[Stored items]
· · ·

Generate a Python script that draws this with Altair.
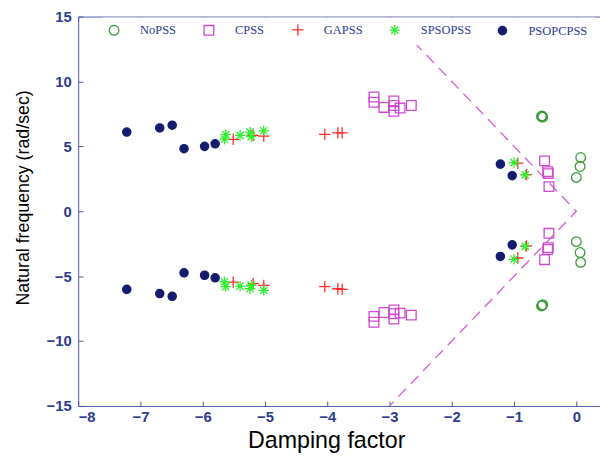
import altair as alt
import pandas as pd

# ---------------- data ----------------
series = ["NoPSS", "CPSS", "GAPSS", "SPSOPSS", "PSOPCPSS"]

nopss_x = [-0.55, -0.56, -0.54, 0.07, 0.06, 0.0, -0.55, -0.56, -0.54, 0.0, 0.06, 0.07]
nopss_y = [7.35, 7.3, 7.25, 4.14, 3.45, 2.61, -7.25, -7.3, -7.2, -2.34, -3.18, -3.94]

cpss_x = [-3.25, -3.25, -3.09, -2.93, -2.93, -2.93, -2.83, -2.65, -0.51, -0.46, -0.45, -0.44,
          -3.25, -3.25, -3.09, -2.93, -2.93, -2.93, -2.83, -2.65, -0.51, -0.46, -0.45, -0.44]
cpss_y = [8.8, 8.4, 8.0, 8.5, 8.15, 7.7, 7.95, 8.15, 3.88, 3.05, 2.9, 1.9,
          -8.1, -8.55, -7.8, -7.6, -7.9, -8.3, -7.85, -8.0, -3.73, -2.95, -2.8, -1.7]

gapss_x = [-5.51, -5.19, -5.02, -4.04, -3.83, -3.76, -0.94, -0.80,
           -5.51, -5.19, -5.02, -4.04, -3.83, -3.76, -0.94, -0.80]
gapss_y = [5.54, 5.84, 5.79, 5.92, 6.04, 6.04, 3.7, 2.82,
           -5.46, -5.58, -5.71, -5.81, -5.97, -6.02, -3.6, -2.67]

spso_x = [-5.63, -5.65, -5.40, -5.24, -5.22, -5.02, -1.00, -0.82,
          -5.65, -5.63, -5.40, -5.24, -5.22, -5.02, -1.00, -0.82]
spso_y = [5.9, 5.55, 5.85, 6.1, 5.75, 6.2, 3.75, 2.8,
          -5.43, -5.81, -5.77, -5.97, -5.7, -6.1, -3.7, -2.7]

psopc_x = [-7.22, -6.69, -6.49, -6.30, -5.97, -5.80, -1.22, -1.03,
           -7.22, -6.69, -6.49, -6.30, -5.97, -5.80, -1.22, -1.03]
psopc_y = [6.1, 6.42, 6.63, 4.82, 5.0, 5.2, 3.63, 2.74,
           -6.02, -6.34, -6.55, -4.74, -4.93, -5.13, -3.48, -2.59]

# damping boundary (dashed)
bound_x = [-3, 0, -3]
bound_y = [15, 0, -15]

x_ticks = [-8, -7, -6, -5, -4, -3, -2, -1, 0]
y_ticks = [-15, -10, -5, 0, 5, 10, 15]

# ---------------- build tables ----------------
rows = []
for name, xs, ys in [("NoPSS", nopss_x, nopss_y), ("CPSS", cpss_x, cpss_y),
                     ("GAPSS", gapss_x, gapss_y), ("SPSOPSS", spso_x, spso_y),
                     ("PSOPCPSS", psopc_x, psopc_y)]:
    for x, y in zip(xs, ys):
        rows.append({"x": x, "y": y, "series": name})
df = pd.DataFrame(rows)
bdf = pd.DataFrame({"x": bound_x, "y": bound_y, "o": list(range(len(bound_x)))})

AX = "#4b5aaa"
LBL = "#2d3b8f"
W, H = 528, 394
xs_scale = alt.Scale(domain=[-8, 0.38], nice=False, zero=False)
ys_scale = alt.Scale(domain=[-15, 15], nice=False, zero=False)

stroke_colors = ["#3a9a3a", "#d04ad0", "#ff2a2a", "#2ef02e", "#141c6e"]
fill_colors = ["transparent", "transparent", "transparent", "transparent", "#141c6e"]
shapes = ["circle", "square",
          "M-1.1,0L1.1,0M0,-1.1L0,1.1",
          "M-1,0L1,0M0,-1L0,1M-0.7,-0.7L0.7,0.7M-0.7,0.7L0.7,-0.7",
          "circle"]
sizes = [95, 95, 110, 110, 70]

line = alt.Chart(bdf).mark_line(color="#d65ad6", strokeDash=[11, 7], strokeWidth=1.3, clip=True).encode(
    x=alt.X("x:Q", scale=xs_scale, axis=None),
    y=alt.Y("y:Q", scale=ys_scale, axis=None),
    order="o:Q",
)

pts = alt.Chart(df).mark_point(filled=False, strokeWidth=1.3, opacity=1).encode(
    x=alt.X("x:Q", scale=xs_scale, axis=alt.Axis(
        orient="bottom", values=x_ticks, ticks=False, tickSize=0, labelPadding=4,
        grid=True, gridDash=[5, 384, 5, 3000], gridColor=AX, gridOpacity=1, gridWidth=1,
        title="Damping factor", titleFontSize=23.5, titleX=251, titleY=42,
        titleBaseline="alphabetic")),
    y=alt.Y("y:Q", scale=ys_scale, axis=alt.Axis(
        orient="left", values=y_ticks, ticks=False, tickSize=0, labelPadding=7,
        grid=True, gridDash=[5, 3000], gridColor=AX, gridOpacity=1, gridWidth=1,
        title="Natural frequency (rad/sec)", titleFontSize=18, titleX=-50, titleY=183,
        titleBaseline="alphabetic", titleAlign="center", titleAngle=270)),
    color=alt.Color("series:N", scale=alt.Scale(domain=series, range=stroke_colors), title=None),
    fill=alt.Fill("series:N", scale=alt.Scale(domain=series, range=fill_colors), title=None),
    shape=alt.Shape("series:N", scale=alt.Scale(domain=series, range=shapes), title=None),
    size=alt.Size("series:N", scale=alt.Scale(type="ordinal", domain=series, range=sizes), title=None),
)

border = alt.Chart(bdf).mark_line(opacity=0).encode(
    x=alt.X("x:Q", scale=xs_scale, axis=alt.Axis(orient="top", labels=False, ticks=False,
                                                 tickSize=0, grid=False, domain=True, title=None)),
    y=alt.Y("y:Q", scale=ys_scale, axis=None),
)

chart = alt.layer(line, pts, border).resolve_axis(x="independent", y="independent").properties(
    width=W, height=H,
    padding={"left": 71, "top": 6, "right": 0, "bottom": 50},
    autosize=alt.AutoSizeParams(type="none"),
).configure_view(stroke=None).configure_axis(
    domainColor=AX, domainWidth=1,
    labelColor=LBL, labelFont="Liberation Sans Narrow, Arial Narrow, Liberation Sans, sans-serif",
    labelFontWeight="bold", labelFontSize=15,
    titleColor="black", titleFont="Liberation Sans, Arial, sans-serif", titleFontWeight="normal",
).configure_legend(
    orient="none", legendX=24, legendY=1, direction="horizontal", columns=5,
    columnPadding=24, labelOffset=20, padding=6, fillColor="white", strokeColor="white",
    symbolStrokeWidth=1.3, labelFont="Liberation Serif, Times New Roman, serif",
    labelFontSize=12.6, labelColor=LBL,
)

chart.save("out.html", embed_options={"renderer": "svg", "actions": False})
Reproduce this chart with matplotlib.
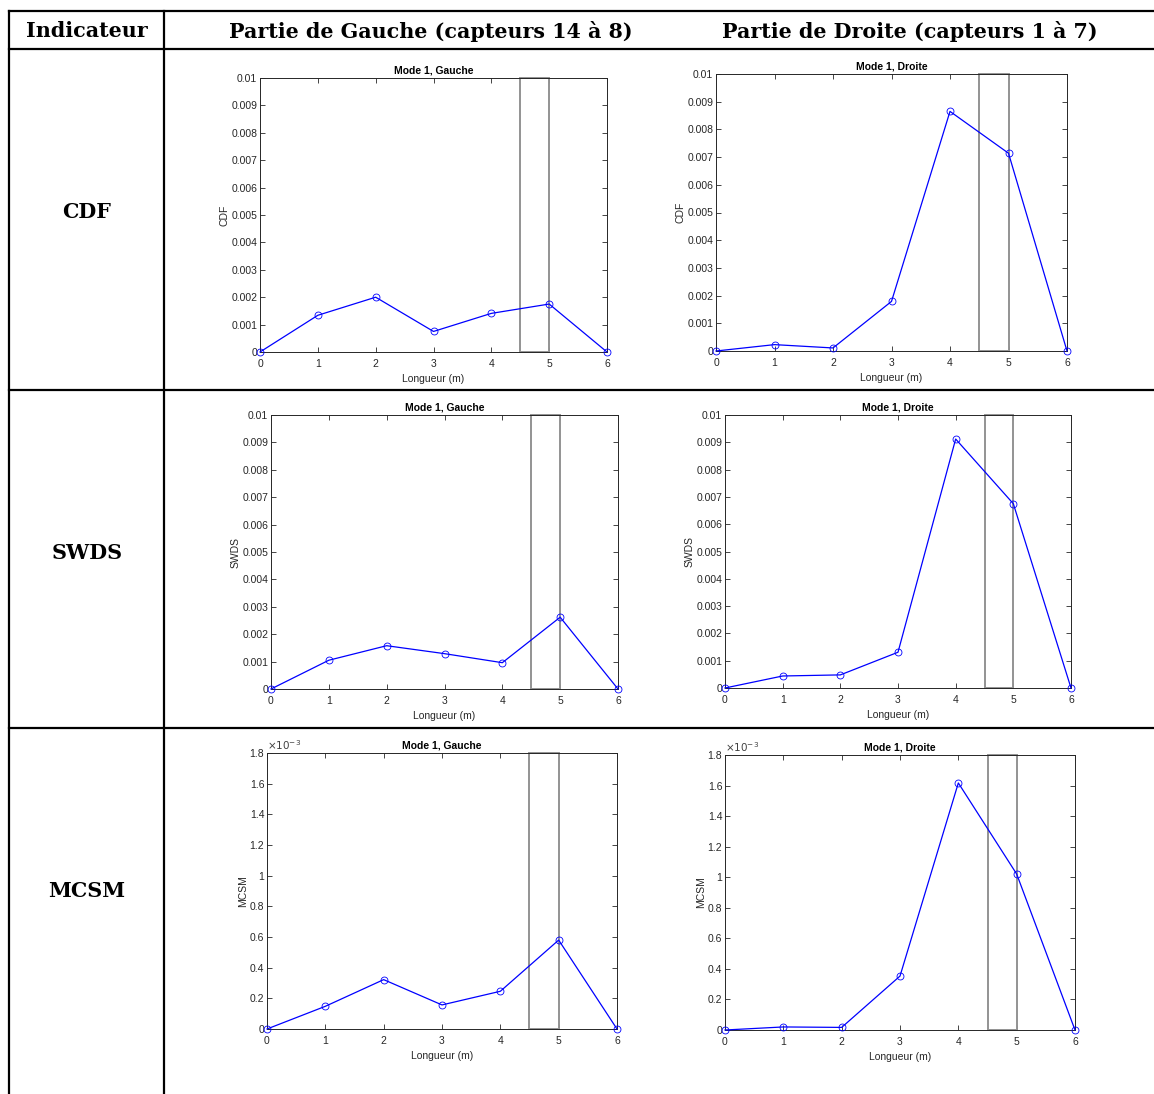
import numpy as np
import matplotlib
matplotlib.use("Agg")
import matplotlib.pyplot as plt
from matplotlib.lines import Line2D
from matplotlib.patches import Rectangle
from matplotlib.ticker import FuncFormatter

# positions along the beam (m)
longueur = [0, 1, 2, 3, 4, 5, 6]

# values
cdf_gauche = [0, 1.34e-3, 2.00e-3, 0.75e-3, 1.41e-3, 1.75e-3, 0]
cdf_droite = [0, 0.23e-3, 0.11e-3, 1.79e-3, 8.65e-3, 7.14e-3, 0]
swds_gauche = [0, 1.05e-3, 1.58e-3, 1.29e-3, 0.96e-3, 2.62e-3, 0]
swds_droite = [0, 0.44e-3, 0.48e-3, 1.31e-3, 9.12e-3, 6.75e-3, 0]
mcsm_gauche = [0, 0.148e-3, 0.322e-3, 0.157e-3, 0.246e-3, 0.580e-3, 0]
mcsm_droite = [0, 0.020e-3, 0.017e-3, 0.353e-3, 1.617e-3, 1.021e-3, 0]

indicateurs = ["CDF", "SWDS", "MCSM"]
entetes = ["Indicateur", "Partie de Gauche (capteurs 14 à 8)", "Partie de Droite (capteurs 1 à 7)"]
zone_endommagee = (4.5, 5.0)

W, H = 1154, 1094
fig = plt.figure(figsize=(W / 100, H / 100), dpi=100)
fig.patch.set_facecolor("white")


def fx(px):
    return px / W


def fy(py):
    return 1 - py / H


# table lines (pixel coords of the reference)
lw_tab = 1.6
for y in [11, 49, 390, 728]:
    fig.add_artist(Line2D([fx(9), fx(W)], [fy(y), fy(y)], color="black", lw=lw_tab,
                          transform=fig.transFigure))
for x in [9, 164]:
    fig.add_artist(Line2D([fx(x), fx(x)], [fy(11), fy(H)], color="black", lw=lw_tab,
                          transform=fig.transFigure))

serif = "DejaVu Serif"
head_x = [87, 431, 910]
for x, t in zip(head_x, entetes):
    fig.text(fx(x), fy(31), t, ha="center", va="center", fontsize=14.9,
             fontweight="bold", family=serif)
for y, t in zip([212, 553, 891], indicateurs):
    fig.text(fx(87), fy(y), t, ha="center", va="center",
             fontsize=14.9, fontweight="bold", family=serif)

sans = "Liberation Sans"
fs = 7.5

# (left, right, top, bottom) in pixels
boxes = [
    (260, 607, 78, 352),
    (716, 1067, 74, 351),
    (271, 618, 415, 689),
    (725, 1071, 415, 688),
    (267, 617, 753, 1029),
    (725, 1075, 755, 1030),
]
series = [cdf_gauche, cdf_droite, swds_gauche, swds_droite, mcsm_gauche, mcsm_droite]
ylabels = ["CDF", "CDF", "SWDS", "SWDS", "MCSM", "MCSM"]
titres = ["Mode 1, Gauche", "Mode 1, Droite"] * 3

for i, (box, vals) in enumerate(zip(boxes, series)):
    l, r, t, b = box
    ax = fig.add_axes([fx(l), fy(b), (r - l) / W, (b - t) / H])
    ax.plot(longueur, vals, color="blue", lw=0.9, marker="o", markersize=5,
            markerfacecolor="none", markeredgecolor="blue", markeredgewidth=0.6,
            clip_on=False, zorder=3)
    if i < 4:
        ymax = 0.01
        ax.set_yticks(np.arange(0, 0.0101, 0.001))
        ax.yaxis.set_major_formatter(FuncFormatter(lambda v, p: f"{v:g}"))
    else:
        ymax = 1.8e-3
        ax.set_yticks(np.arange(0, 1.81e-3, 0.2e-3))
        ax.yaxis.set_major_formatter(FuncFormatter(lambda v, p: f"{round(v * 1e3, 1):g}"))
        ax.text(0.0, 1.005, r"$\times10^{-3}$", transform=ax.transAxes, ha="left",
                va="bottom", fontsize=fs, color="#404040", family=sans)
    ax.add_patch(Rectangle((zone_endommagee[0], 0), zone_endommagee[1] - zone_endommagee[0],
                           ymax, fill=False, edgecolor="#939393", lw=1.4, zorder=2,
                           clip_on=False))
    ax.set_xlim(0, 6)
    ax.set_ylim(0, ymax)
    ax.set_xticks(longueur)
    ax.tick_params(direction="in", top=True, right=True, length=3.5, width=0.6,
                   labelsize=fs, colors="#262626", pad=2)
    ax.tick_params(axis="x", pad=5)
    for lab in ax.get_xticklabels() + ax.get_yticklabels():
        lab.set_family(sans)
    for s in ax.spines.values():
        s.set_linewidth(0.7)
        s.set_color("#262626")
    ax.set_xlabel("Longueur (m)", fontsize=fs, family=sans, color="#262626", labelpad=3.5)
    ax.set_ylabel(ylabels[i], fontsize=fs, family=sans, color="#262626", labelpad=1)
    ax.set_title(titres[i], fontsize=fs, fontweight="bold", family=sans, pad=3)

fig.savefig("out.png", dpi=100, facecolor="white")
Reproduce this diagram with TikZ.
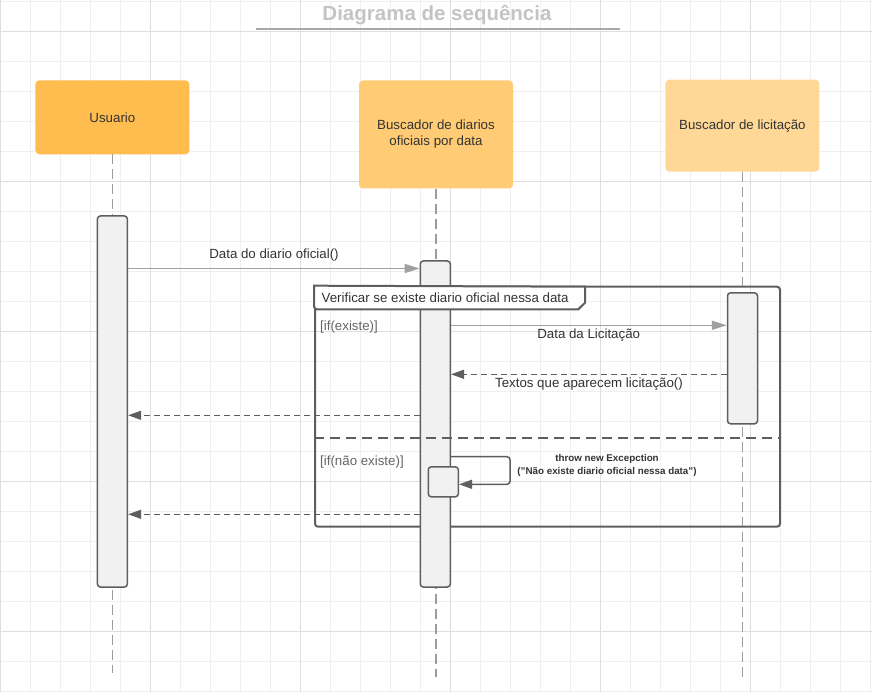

· · ·

### [STATED EXERCISE]
Reproduce, starting at the line containing "Reproduce this chart with matplotlib." and stopping after the line containing "longueur = [0, 1, 2, 3, 4, 5, 6]", each of those lines exactly and no others; leave pictures out.

### [WRITTEN RESPONSE]
Reproduce this chart with matplotlib.
import numpy as np
import matplotlib
matplotlib.use("Agg")
import matplotlib.pyplot as plt
from matplotlib.lines import Line2D
from matplotlib.patches import Rectangle
from matplotlib.ticker import FuncFormatter

# positions along the beam (m)
longueur = [0, 1, 2, 3, 4, 5, 6]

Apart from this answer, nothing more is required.